Nothing outside the lines from the one containing "Reproduce this chart with matplotlib." down to the one containing "plt.rcParams['mathtext.it'] = 'Liberation" belongs in the copy; print that span exactly, both ends included, with pictures removed.

_____

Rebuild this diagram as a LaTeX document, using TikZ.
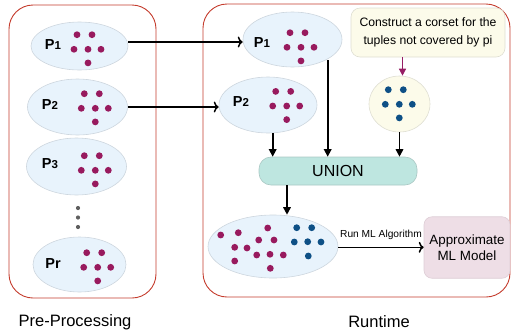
\documentclass[tikz,border=0pt]{standalone}
\usepackage{fontspec}
\setmainfont{Liberation Sans}
\usetikzlibrary{arrows.meta,shapes.geometric,calc}

\definecolor{dotpurple}{RGB}{152,26,94}
\definecolor{dotblue}{RGB}{14,80,134}
\definecolor{partfill}{RGB}{232,243,252}
\definecolor{partline}{RGB}{205,214,222}
\definecolor{frame}{RGB}{196,60,45}
\definecolor{notefill}{RGB}{252,251,234}
\definecolor{noteline}{RGB}{222,222,210}
\definecolor{unionfill}{RGB}{190,230,224}
\definecolor{unionline}{RGB}{170,200,196}
\definecolor{modelfill}{RGB}{238,222,230}
\definecolor{modelline}{RGB}{222,206,214}
\definecolor{arrowpurple}{RGB}{150,30,100}
\definecolor{gapgray}{RGB}{95,95,95}

\newcommand{\fsz}[1]{\fontsize{#1}{#1}\selectfont}

\tikzset{
  stagebox/.style={draw=frame, line width=0.9pt, rounded corners=24pt},
  partition/.style={ellipse, draw=partline, fill=partfill, line width=0.6pt, inner sep=0pt},
  pdot/.style={circle, fill=dotpurple, inner sep=0pt, minimum size=6.8pt},
  bdot/.style={circle, fill=dotblue, inner sep=0pt, minimum size=6.8pt},
  gdot/.style={circle, fill=gapgray, inner sep=0pt, minimum size=4.2pt},
  plabel/.style={font=\bfseries\fsz{14.5}, inner sep=0pt},
  flow/.style={line width=1.6pt, -{To[length=5pt, width=11pt, line width=1.5pt]}},
  down/.style={line width=1.6pt, -{Triangle[length=7.5pt, width=7.5pt]}},
  caption/.style={font=\fsz{16.5}, inner sep=0pt},
}

% six-dot cluster standing for the tuples of one partition
\newcommand{\cluster}[3]{%
  \foreach \dx/\dy [count=\k] in {-11/-14.6, 4/-14.6, -14/0, 0/0, 13/0, 0/13.6}
    \node[#1] (#2-\k) at ($(#3)+(\dx,\dy)$) {};
}

\begin{document}
\begin{tikzpicture}[x=1pt, y=-1pt]
  \useasboundingbox (0,0) rectangle (512,333);

  % ---- stage frames ----
  \draw[stagebox] (9,5) rectangle (156,298);
  \draw[stagebox] (203,4) rectangle (510,297);
  \node[caption] (preproc) at (75,322) {Pre-Processing};
  \node[caption] (runtime) at (379,322) {Runtime};

  % ---- pre-processing partitions ----
  \node[partition, minimum width=97pt, minimum height=48pt] (l1) at (79.5,46) {};
  \node[partition, minimum width=100pt, minimum height=56pt] (l2) at (77.5,107) {};
  \node[partition, minimum width=100pt, minimum height=57pt] (l3) at (76.5,166.5) {};
  \node[partition, minimum width=93pt, minimum height=55pt] (lr) at (79.5,264.5) {};

  \node[plabel] (l1t) at (53,44.5) {P\fsz{11.5}1};
  \node[plabel] (l2t) at (50,105) {P\fsz{11.5}2};
  \node[plabel] (l3t) at (50,164) {P\fsz{11.5}3};
  \node[plabel] (lrt) at (53,264) {Pr};

  \coordinate (c1) at (88,49.3);
  \coordinate (c2) at (95.3,108.3);
  \coordinate (c3) at (95.3,170.3);
  \coordinate (cr) at (97.7,267.3);
  \cluster{pdot}{d1}{c1}
  \cluster{pdot}{d2}{c2}
  \cluster{pdot}{d3}{c3}
  \cluster{pdot}{dr}{cr}

  \node[gdot] (g1) at (78,208) {};
  \node[gdot] (g2) at (78,217.5) {};
  \node[gdot] (g3) at (78,227) {};

  % ---- runtime partitions ----
  \node[partition, minimum width=99pt, minimum height=55pt] (r1) at (292.5,39.5) {};
  \node[partition, minimum width=98pt, minimum height=56pt] (r2) at (268,105) {};
  \node[plabel] (r1t) at (262,42.5) {P\fsz{11.5}1};
  \node[plabel] (r2t) at (241,101.5) {P\fsz{11.5}2};
  \coordinate (rc1) at (301,47.3);
  \coordinate (rc2) at (286.7,106);
  \cluster{pdot}{e1}{rc1}
  \cluster{pdot}{e2}{rc2}

  % ---- coreset for the uncovered tuples ----
  \node[draw=noteline, fill=notefill, rounded corners=9pt, line width=0.6pt,
        minimum width=154pt, minimum height=49pt, align=center,
        font=\fsz{12.2}, inner sep=0pt] (note) at (428,32.5)
        {Construct a corset for the\\[5.5pt]tuples not covered by pi};
  \node[ellipse, draw=noteline, fill=notefill, line width=0.6pt, inner sep=0pt,
        minimum width=61pt, minimum height=56pt] (core) at (399.5,104) {};
  \coordinate (cc) at (399.3,104.3);
  \cluster{bdot}{b}{cc}

  % ---- union ----
  \node[draw=unionline, fill=unionfill, rounded corners=12pt, line width=0.6pt,
        minimum width=158pt, minimum height=28pt, inner sep=0pt,
        font=\fsz{16}] (union) at (338,171) {UNION};

  % ---- merged sample ----
  \node[partition, minimum width=130pt, minimum height=63pt] (merged) at (273,246.5) {};
  \foreach \px/\py [count=\k] in {220.7/235, 238.3/232.7, 267.7/228, 258.7/240, 274/240,
      234.7/247.3, 247/248, 256.7/255, 270/254.3, 283.3/255, 234.7/261, 270.3/268.3}
    \node[pdot] (m\k) at (\px,\py) {};
  \foreach \px/\py [count=\k] in {296.7/227.7, 311.7/227.7, 294.3/242, 307.7/241.7, 321/242, 308.3/256}
    \node[bdot] (n\k) at (\px,\py) {};

  % ---- model ----
  \node[draw=modelline, fill=modelfill, rounded corners=8pt, line width=0.6pt,
        minimum width=86pt, minimum height=61.5pt, inner sep=0pt, align=center,
        font=\fsz{13.4}] (model) at (467,247.5) {Approximate\\[3pt]ML Model};

  % ---- connectors ----
  \draw[flow] (l1.east |- 0,42) -- (r1.west |- 0,42);
  \draw[flow] (l2.east |- 0,107) -- (r2.west |- 0,107);

  \draw[down] (r2.south -| 272.7,0) -- (union.north -| 272.7,0);
  \draw[down] (327.7,60) -- (union.north -| 327.7,0);
  \draw[down] (core.south) -- (union.north -| core.south);
  \draw[-{Triangle[length=7pt, width=7pt]}, line width=1.3pt, draw=arrowpurple, fill=arrowpurple]
       (note.south -| 402.5,0) -- (core.north -| 402.5,0);

  \draw[down] (union.south -| 287,0) -- (merged.north -| 287,0);
  \draw[flow] (merged.east |- 0,247.3) -- (model.west |- 0,247.3)
     node[midway, above=7pt, font=\fsz{10.2}, inner sep=0pt] (runml) {Run ML Algorithm};
\end{tikzpicture}
\end{document}
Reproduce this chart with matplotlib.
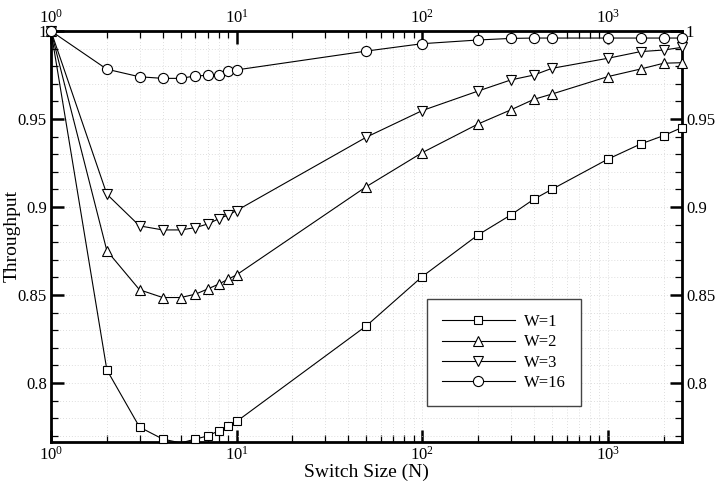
import numpy as np
import matplotlib
matplotlib.use("Agg")
import matplotlib.pyplot as plt
from matplotlib.lines import Line2D
from matplotlib.ticker import LogLocator, MultipleLocator, FormatStrFormatter, NullFormatter

plt.rcParams['font.family'] = ['Liberation Serif', 'DejaVu Serif']
plt.rcParams['mathtext.fontset'] = 'custom'
plt.rcParams['mathtext.rm'] = 'Liberation Serif'
plt.rcParams['mathtext.it'] = 'Liberation Serif:italic'

# --- data ---
switch_size = np.array([1, 2, 3, 4, 5, 6, 7, 8, 9, 10, 50, 100, 200, 300, 400, 500, 1000, 1500, 2000, 2500])

w1 = np.array([1.0, 0.8075, 0.775, 0.7682, 0.766, 0.7682, 0.7700, 0.7729, 0.7758, 0.7782,
               0.8325, 0.8605, 0.8842, 0.8955, 0.9045, 0.9101, 0.9272, 0.9358, 0.9406, 0.9451])
w2 = np.array([1.0, 0.8752, 0.8530, 0.8486, 0.8486, 0.8505, 0.8535, 0.8562, 0.8590, 0.8615,
               0.9116, 0.9309, 0.9472, 0.9552, 0.9612, 0.9642, 0.9741, 0.9784, 0.9817, 0.9820])
w3 = np.array([1.0, 0.9073, 0.8893, 0.8870, 0.8870, 0.8883, 0.8904, 0.8933, 0.8955, 0.8980,
               0.9397, 0.9548, 0.9659, 0.9722, 0.9750, 0.9788, 0.9845, 0.9883, 0.9892, 0.9907])
w16 = np.array([1.0, 0.9783, 0.9740, 0.9731, 0.9731, 0.9745, 0.9748, 0.9752, 0.9773, 0.9779,
                0.9886, 0.9928, 0.9949, 0.9958, 0.9960, 0.9960, 0.9960, 0.9960, 0.9960, 0.9960])

series = [("W=1", w1, "s", 5.3), ("W=2", w2, "^", 6.5),
          ("W=3", w3, "v", 6.5), ("W=16", w16, "o", 7.3)]

ymin, ymax = 0.7667, 1.0

fig = plt.figure(figsize=(7.17, 4.83), dpi=100)
ax = fig.add_axes([0.0711, 0.0855, 0.8797, 0.8503])

handles = []
for label, y, mk, ms in series:
    # full line, clipped to the axes
    ax.plot(switch_size, y, '-', color='black', lw=0.8, zorder=3)
    # markers only where inside the y range, allowed to overhang the frame
    inside = y >= ymin
    ax.plot(switch_size[inside], y[inside], ls='none', marker=mk, ms=ms,
            mfc='white', mec='black', mew=0.8, clip_on=False, zorder=4)
    handles.append(Line2D([], [], color='black', lw=0.8, marker=mk, ms=ms,
                          mfc='white', mec='black', mew=0.8, label=label))

ax.set_xscale('log')
ax.set_xlim(1, 2500)
ax.set_ylim(ymin, ymax)

ax.xaxis.set_major_locator(LogLocator(base=10))
ax.xaxis.set_minor_locator(LogLocator(base=10, subs=np.arange(2, 10)))
ax.xaxis.set_minor_formatter(NullFormatter())
ax.yaxis.set_major_locator(MultipleLocator(0.05))
ax.yaxis.set_minor_locator(MultipleLocator(0.01))
ax.yaxis.set_major_formatter(FormatStrFormatter('%g'))

ax.tick_params(which='both', direction='in', top=True, right=True,
               labeltop=True, labelright=True, labelsize=12, pad=3)
ax.tick_params(which='major', length=9, width=1.8)
ax.tick_params(which='minor', length=5, width=0.9)

for sp in ax.spines.values():
    sp.set_linewidth(2.0)

ax.grid(which='both', ls=(0, (1, 2.5)), color='#d4d4d4', lw=0.6)
ax.set_axisbelow(True)

ax.set_xlabel("Switch Size (N)", fontsize=14, labelpad=0)
ax.set_ylabel("Throughput", fontsize=14, labelpad=-2)

leg = ax.legend(handles=handles, loc='upper left', bbox_to_anchor=(0.5957, 0.3467),
                borderaxespad=0, fontsize=12, handlelength=4.4, handletextpad=0.55,
                labelspacing=0.25, borderpad=0.9, fancybox=False, framealpha=1,
                edgecolor='#444444')
leg.get_frame().set_linewidth(1.0)

fig.savefig("out.png", dpi=100)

_____

(EXERCISE OUTPUT)
Reproduce this chart with matplotlib.
import numpy as np
import matplotlib
matplotlib.use("Agg")
import matplotlib.pyplot as plt
from matplotlib.lines import Line2D
from matplotlib.ticker import LogLocator, MultipleLocator, FormatStrFormatter, NullFormatter

plt.rcParams['font.family'] = ['Liberation Serif', 'DejaVu Serif']
plt.rcParams['mathtext.fontset'] = 'custom'
plt.rcParams['mathtext.rm'] = 'Liberation Serif'
plt.rcParams['mathtext.it'] = 'Liberation Serif:italic'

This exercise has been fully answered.